As readers may have noticed, I took refuge from the Florentine scalding summer to wintery San Francisco. Also, I was craving a burrito and surely such a craving wouldn’t be requited in stale bread salad panzanella town of Florence. But instead of burritos, I’ve found a food & wine scene- to me- puts Florence’s to question in several ways.
After this summer in San Francisco, I’ve arrived to a conclusion of having been living under a pane sciocco (stale bread) rock. I was amazed to continuously find a unique combo of fresh ingredients I’d be hard-pressed to find in Florence like the delicate use of radishes, or when I find a wine made from an obscure grape I’ve never heard of like inky casavecchia from Campagna which oddly reminded me of jammy bacon fat, an amari I’ve never tasted or a style of wine I knew little about. I completed sommelier certification in Italy and I was constantly humbled…in America.
With little excuse, Florence houses just a few enotecas and restaurants with an interesting wine list.
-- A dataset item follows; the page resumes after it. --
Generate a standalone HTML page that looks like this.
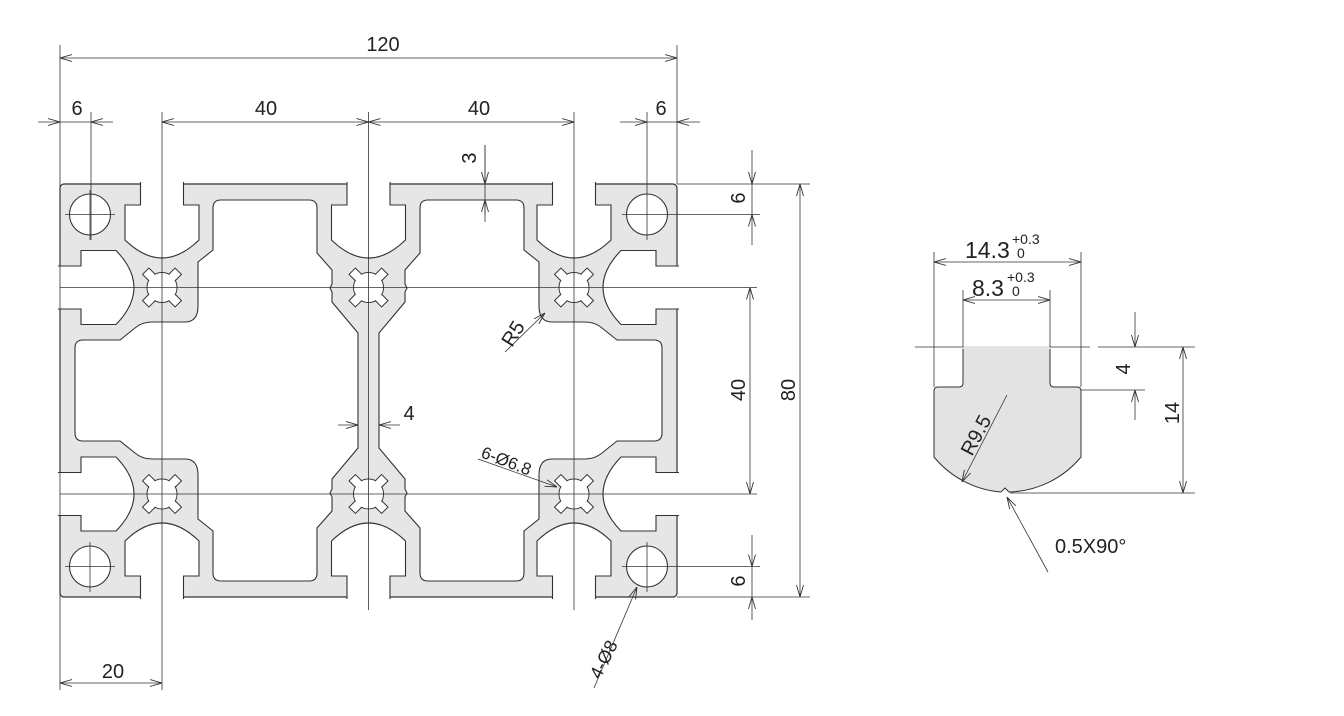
<!DOCTYPE html>
<html><head><meta charset="utf-8"><style>
html,body{margin:0;padding:0;background:#fff}
svg{display:block}
text{font-family:"Liberation Sans",Arial,sans-serif;fill:#222}
</style></head><body>
<svg width="1344" height="716" viewBox="0 0 1344 716" xmlns="http://www.w3.org/2000/svg">
<defs>
<marker id="a" viewBox="0 0 12 8" refX="12" refY="4" markerWidth="12" markerHeight="8" markerUnits="userSpaceOnUse" orient="auto-start-reverse">
<path d="M0,0.5 L12,4 L0,7.5" fill="none" stroke="#333" stroke-width="0.9"/>
</marker>
<g id="clover">
<g fill="#fff" stroke="#333" stroke-width="1">
<rect x="-4.5" y="-23" width="9" height="10" transform="rotate(45)"/>
<rect x="-4.5" y="-23" width="9" height="10" transform="rotate(135)"/>
<rect x="-4.5" y="-23" width="9" height="10" transform="rotate(225)"/>
<rect x="-4.5" y="-23" width="9" height="10" transform="rotate(315)"/>
<circle r="15"/>
</g>
<g fill="#fff">
<rect x="-3.8" y="-22.3" width="7.6" height="9" transform="rotate(45)"/>
<rect x="-3.8" y="-22.3" width="7.6" height="9" transform="rotate(135)"/>
<rect x="-3.8" y="-22.3" width="7.6" height="9" transform="rotate(225)"/>
<rect x="-3.8" y="-22.3" width="7.6" height="9" transform="rotate(315)"/>
<circle r="14.4"/>
</g>
</g>
<path id="tslot" d="M-21.5,-2 V21 H-37 V56 Q0,92 37,56 V21 H21.5 V-2"/>
</defs>

<rect x="60" y="184" width="617" height="413" rx="4" fill="#e6e6e6" stroke="#333" stroke-width="1.2"/>

<g fill="#fff" stroke="#333" stroke-width="1.1">
<use href="#tslot" x="162" y="184"/>
<use href="#tslot" x="368.5" y="184"/>
<use href="#tslot" x="574" y="184"/>
<use href="#tslot" transform="translate(162,597) scale(1,-1)"/>
<use href="#tslot" transform="translate(368.5,597) scale(1,-1)"/>
<use href="#tslot" transform="translate(574,597) scale(1,-1)"/>
<use href="#tslot" transform="translate(60,287.5) rotate(-90)"/>
<use href="#tslot" transform="translate(60,494) rotate(-90)"/>
<use href="#tslot" transform="translate(677,287.5) rotate(90)"/>
<use href="#tslot" transform="translate(677,494) rotate(90)"/>

<path d="M75,390 V348 Q75,340 83,340 H120 L135,328 Q142,322 152,322 H185 Q198,322 198,306 V262 L213,250 V208 Q213,200 221,200 H309 Q317,200 317,208 V253 L332,270 V284 L330,288 L332,292 V302 L358,333 V448 L332,479 V489 L330,493 L332,497 V511 L317,528 V573 Q317,581 309,581 H221 Q213,581 213,573 V531 L198,519 V475 Q198,459 185,459 H152 Q142,459 135,453 L120,441 H83 Q75,441 75,433 Z"/>
<path transform="translate(737,0) scale(-1,1)" d="M75,390 V348 Q75,340 83,340 H120 L135,328 Q142,322 152,322 H185 Q198,322 198,306 V262 L213,250 V208 Q213,200 221,200 H309 Q317,200 317,208 V253 L332,270 V284 L330,288 L332,292 V302 L358,333 V448 L332,479 V489 L330,493 L332,497 V511 L317,528 V573 Q317,581 309,581 H221 Q213,581 213,573 V531 L198,519 V475 Q198,459 185,459 H152 Q142,459 135,453 L120,441 H83 Q75,441 75,433 Z"/>
<circle cx="90" cy="214.5" r="20.5"/>
<circle cx="647" cy="214.5" r="20.5"/>
<circle cx="90" cy="566.5" r="20.5"/>
<circle cx="647" cy="566.5" r="20.5"/>
</g>
<use href="#clover" x="162" y="287.5"/>
<use href="#clover" x="368.5" y="287.5"/>
<use href="#clover" x="574" y="287.5"/>
<use href="#clover" x="162" y="494"/>
<use href="#clover" x="368.5" y="494"/>
<use href="#clover" x="574" y="494"/>

<g stroke="#333" stroke-width="0.8" fill="none">
<line x1="60" y1="45" x2="60" y2="690"/>
<line x1="677" y1="45" x2="677" y2="184"/>
<line x1="162" y1="112" x2="162" y2="690"/>
<line x1="368.5" y1="112" x2="368.5" y2="610"/>
<line x1="574" y1="112" x2="574" y2="610"/>
<line x1="91" y1="112" x2="91" y2="240"/>
<line x1="647" y1="112" x2="647" y2="240"/>
<line x1="485" y1="145" x2="485" y2="215"/>
<line x1="65" y1="214.5" x2="115" y2="214.5"/>
<line x1="622" y1="214.5" x2="760" y2="214.5"/>
<line x1="65" y1="566.5" x2="115" y2="566.5"/>
<line x1="622" y1="566.5" x2="760" y2="566.5"/>
<line x1="90" y1="190" x2="90" y2="240"/>
<line x1="90" y1="542" x2="90" y2="592"/>
<line x1="647" y1="542" x2="647" y2="592"/>
<line x1="60" y1="287.5" x2="757" y2="287.5"/>
<line x1="60" y1="494" x2="757" y2="494"/>
<line x1="677" y1="184" x2="810" y2="184"/>
<line x1="677" y1="597" x2="810" y2="597"/>
</g>

<g stroke="#333" stroke-width="0.8" fill="none">
<line x1="60" y1="58" x2="677" y2="58" marker-start="url(#a)" marker-end="url(#a)"/>
<line x1="38" y1="122" x2="60" y2="122" marker-end="url(#a)"/>
<line x1="113" y1="122" x2="91" y2="122" marker-end="url(#a)"/>
<line x1="60" y1="122" x2="91" y2="122"/>
<line x1="162" y1="122" x2="368.5" y2="122" marker-start="url(#a)" marker-end="url(#a)"/>
<line x1="368.5" y1="122" x2="574" y2="122" marker-start="url(#a)" marker-end="url(#a)"/>
<line x1="620" y1="122" x2="647" y2="122" marker-end="url(#a)"/>
<line x1="700" y1="122" x2="677" y2="122" marker-end="url(#a)"/>
<line x1="647" y1="122" x2="677" y2="122"/>
<line x1="485" y1="145" x2="485" y2="184" marker-end="url(#a)"/>
<line x1="485" y1="222" x2="485" y2="200" marker-end="url(#a)"/>
<line x1="752" y1="150" x2="752" y2="184" marker-end="url(#a)"/>
<line x1="752" y1="245" x2="752" y2="214.5" marker-end="url(#a)"/>
<line x1="752" y1="184" x2="752" y2="214.5"/>
<line x1="752" y1="535" x2="752" y2="566.5" marker-end="url(#a)"/>
<line x1="752" y1="620" x2="752" y2="597" marker-end="url(#a)"/>
<line x1="752" y1="566.5" x2="752" y2="597"/>
<line x1="750" y1="287.5" x2="750" y2="494" marker-start="url(#a)" marker-end="url(#a)"/>
<line x1="800" y1="184" x2="800" y2="597" marker-start="url(#a)" marker-end="url(#a)"/>
<line x1="60" y1="683" x2="162" y2="683" marker-start="url(#a)" marker-end="url(#a)"/>
<line x1="338" y1="425" x2="358" y2="425" marker-end="url(#a)"/>
<line x1="400" y1="425" x2="379" y2="425" marker-end="url(#a)"/>
<line x1="505" y1="352" x2="545" y2="313" marker-end="url(#a)"/>
<line x1="478" y1="459" x2="557" y2="487" marker-end="url(#a)"/>
<line x1="594" y1="688" x2="637" y2="587" marker-end="url(#a)"/>
</g>

<g font-size="20">
<text x="383" y="51" text-anchor="middle">120</text>
<text x="77" y="115" text-anchor="middle">6</text>
<text x="266" y="115" text-anchor="middle">40</text>
<text x="479" y="115" text-anchor="middle">40</text>
<text x="661" y="115" text-anchor="middle">6</text>
<text transform="translate(476,158) rotate(-90)" text-anchor="middle">3</text>
<text transform="translate(745,198) rotate(-90)" text-anchor="middle">6</text>
<text transform="translate(745,581) rotate(-90)" text-anchor="middle">6</text>
<text transform="translate(745,390) rotate(-90)" text-anchor="middle">40</text>
<text transform="translate(795,390) rotate(-90)" text-anchor="middle">80</text>
<text x="113" y="678" text-anchor="middle">20</text>
<text x="409" y="420" text-anchor="middle">4</text>
<text transform="translate(512,348) rotate(-58)">R5</text>
<text transform="translate(480,457) rotate(21)" font-size="17">6-Ø6.8</text>
<text transform="translate(600,680) rotate(-63)" font-size="18">4-Ø8</text>
</g>

<path d="M963,347 H1050 V383 Q1050,387 1054,387 H1077 Q1081,387 1081,391 V457 A97,97 0 0 1 1009,492 L1005,488 L1001,492 A97,97 0 0 1 934,457 V391 Q934,387 938,387 H959 Q963,387 963,383 Z" fill="#e3e3e3" stroke="#333" stroke-width="1"/>
<rect x="962" y="346" width="89" height="3" fill="#e3e3e3"/>
<g stroke="#333" stroke-width="0.8" fill="none">
<line x1="915" y1="347" x2="963" y2="347"/>
<line x1="1050" y1="347" x2="1090" y2="347"/>
<line x1="1098" y1="347" x2="1195" y2="347"/>
<line x1="934" y1="252" x2="934" y2="387"/>
<line x1="1081" y1="252" x2="1081" y2="387"/>
<line x1="963" y1="290" x2="963" y2="347"/>
<line x1="1050" y1="290" x2="1050" y2="347"/>
<line x1="1081" y1="390" x2="1145" y2="390"/>
<line x1="1010" y1="493" x2="1195" y2="493"/>
<line x1="934" y1="262" x2="1081" y2="262" marker-start="url(#a)" marker-end="url(#a)"/>
<line x1="963" y1="300" x2="1050" y2="300" marker-start="url(#a)" marker-end="url(#a)"/>
<line x1="1135" y1="312" x2="1135" y2="347" marker-end="url(#a)"/>
<line x1="1135" y1="420" x2="1135" y2="390" marker-end="url(#a)"/>
<line x1="1183" y1="347" x2="1183" y2="493" marker-start="url(#a)" marker-end="url(#a)"/>
<line x1="1007" y1="395" x2="962" y2="482" marker-end="url(#a)"/>
<line x1="1048" y1="572" x2="1007" y2="497" marker-end="url(#a)"/>
</g>
<g font-size="20">
<text x="965" y="258" font-size="23">14.3</text>
<text x="1012" y="244" font-size="14">+0.3</text>
<text x="1017" y="258" font-size="14">0</text>
<text x="972" y="296" font-size="23">8.3</text>
<text x="1007" y="282" font-size="14">+0.3</text>
<text x="1012" y="296" font-size="14">0</text>
<text transform="translate(1130,369) rotate(-90)" text-anchor="middle">4</text>
<text transform="translate(1179,413) rotate(-90)" text-anchor="middle">14</text>
<text transform="translate(972,457) rotate(-62)">R9.5</text>
<text x="1055" y="553">0.5X90°</text>
</g>
</svg>
</body></html>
I believe Florence’s food & drink scene is limited for a plethora of reasons which I will do my best to synthesis. I should note- “interesting wine” is subjective. My preference for wine lie in natural, terroir-driven bottles, made from independent vignerons who are challenging the status-quo of enology. Biodynamic or any teeny tiny producer who puts a lot of passion into their craft.
Yours might be a respectable cult name like Biondi Santi or chasing after vintages- which have their place, but my preference is for natural wines, unique vineyards/zones, obscure/indigenous native grape varieties and makers who focus on best expressing a grape rather than blending a touch of international grapes as tricky shortcuts to achieving balance.
I’m not married to natural wines- but generally speaking my curiosity leans towards lesser-sung, boutique producers. I’m more curious with winemakers who dry farm, about soil/weather/elevation, yeast type, and how holistic their agriculture practices are- to me organic or funky unfiltered while have their place, is not the holy grail.
Natural wines- to put it simply- are those which are minimally manipulated in order to best express the grape’s nature combined with its environmental conditions. I’m also interested in unique traditional wines from around Italy like Vernaccia di Oristano, Lacrima Morro d’Alba from Le Marche and Timorasso from Piedmont.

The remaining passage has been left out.